◆ **What is asked**
Restate the full listing word for word and leave the pictures out.

◆ **Source data**
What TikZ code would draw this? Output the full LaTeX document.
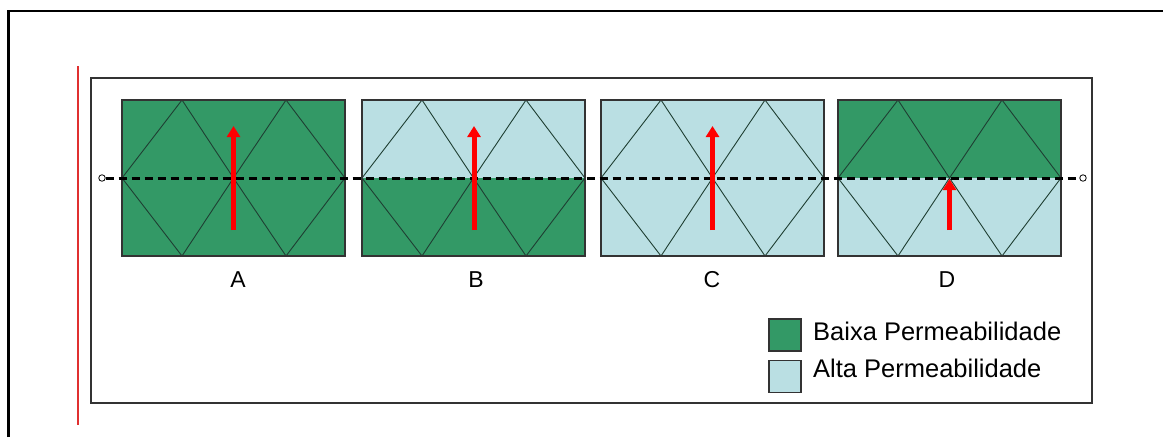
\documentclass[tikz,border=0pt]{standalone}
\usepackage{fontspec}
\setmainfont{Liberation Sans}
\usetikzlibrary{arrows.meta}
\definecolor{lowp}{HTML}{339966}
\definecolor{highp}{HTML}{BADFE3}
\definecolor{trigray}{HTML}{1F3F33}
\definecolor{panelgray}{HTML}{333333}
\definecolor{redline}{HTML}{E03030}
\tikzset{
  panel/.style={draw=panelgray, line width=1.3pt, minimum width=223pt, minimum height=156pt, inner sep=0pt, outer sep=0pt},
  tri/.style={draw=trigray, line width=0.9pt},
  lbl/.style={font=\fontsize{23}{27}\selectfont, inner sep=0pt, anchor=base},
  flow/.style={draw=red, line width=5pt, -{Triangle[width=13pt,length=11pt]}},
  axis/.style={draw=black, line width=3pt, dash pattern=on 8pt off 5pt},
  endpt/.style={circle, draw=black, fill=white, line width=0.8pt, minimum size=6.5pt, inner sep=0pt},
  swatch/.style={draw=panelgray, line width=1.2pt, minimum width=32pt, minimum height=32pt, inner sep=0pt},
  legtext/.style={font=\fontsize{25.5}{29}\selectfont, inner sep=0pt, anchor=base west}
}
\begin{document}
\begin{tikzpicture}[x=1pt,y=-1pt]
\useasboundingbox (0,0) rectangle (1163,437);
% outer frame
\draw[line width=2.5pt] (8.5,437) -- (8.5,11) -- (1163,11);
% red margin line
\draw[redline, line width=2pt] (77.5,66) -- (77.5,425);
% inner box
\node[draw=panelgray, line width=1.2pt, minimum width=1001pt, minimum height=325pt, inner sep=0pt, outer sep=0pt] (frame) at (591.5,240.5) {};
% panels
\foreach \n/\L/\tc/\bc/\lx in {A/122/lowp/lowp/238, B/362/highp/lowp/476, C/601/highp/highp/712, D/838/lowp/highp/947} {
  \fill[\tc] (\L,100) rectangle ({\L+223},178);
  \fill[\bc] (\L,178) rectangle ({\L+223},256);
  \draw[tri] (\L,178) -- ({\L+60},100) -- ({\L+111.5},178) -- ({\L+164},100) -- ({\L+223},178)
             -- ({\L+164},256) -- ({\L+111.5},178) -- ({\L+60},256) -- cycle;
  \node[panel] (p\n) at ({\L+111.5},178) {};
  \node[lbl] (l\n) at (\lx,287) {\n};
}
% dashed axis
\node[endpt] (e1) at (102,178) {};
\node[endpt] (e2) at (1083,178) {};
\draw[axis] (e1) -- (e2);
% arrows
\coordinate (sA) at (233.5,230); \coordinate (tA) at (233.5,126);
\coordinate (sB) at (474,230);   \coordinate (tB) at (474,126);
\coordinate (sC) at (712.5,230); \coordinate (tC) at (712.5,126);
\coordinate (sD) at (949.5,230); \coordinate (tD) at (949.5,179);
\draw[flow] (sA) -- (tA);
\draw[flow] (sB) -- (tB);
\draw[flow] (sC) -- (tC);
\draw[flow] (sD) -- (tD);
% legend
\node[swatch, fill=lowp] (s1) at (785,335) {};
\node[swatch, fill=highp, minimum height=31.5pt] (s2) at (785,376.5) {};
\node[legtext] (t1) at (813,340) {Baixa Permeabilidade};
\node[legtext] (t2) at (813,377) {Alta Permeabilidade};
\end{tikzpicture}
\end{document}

◆ **Solution to the problem**
What TikZ code would draw this? Output the full LaTeX document.
\documentclass[tikz,border=0pt]{standalone}
\usepackage{fontspec}
\setmainfont{Liberation Sans}
\usetikzlibrary{arrows.meta}
\definecolor{lowp}{HTML}{339966}
\definecolor{highp}{HTML}{BADFE3}
\definecolor{trigray}{HTML}{1F3F33}
\definecolor{panelgray}{HTML}{333333}
\definecolor{redline}{HTML}{E03030}
\tikzset{
  panel/.style={draw=panelgray, line width=1.3pt, minimum width=223pt, minimum height=156pt, inner sep=0pt, outer sep=0pt},
  tri/.style={draw=trigray, line width=0.9pt},
  lbl/.style={font=\fontsize{23}{27}\selectfont, inner sep=0pt, anchor=base},
  flow/.style={draw=red, line width=5pt, -{Triangle[width=13pt,length=11pt]}},
  axis/.style={draw=black, line width=3pt, dash pattern=on 8pt off 5pt},
  endpt/.style={circle, draw=black, fill=white, line width=0.8pt, minimum size=6.5pt, inner sep=0pt},
  swatch/.style={draw=panelgray, line width=1.2pt, minimum width=32pt, minimum height=32pt, inner sep=0pt},
  legtext/.style={font=\fontsize{25.5}{29}\selectfont, inner sep=0pt, anchor=base west}
}
\begin{document}
\begin{tikzpicture}[x=1pt,y=-1pt]
\useasboundingbox (0,0) rectangle (1163,437);
% outer frame
\draw[line width=2.5pt] (8.5,437) -- (8.5,11) -- (1163,11);
% red margin line
\draw[redline, line width=2pt] (77.5,66) -- (77.5,425);
% inner box
\node[draw=panelgray, line width=1.2pt, minimum width=1001pt, minimum height=325pt, inner sep=0pt, outer sep=0pt] (frame) at (591.5,240.5) {};
% panels
\foreach \n/\L/\tc/\bc/\lx in {A/122/lowp/lowp/238, B/362/highp/lowp/476, C/601/highp/highp/712, D/838/lowp/highp/947} {
  \fill[\tc] (\L,100) rectangle ({\L+223},178);
  \fill[\bc] (\L,178) rectangle ({\L+223},256);
  \draw[tri] (\L,178) -- ({\L+60},100) -- ({\L+111.5},178) -- ({\L+164},100) -- ({\L+223},178)
             -- ({\L+164},256) -- ({\L+111.5},178) -- ({\L+60},256) -- cycle;
  \node[panel] (p\n) at ({\L+111.5},178) {};
  \node[lbl] (l\n) at (\lx,287) {\n};
}
% dashed axis
\node[endpt] (e1) at (102,178) {};
\node[endpt] (e2) at (1083,178) {};
\draw[axis] (e1) -- (e2);
% arrows
\coordinate (sA) at (233.5,230); \coordinate (tA) at (233.5,126);
\coordinate (sB) at (474,230);   \coordinate (tB) at (474,126);
\coordinate (sC) at (712.5,230); \coordinate (tC) at (712.5,126);
\coordinate (sD) at (949.5,230); \coordinate (tD) at (949.5,179);
\draw[flow] (sA) -- (tA);
\draw[flow] (sB) -- (tB);
\draw[flow] (sC) -- (tC);
\draw[flow] (sD) -- (tD);
% legend
\node[swatch, fill=lowp] (s1) at (785,335) {};
\node[swatch, fill=highp, minimum height=31.5pt] (s2) at (785,376.5) {};
\node[legtext] (t1) at (813,340) {Baixa Permeabilidade};
\node[legtext] (t2) at (813,377) {Alta Permeabilidade};
\end{tikzpicture}
\end{document}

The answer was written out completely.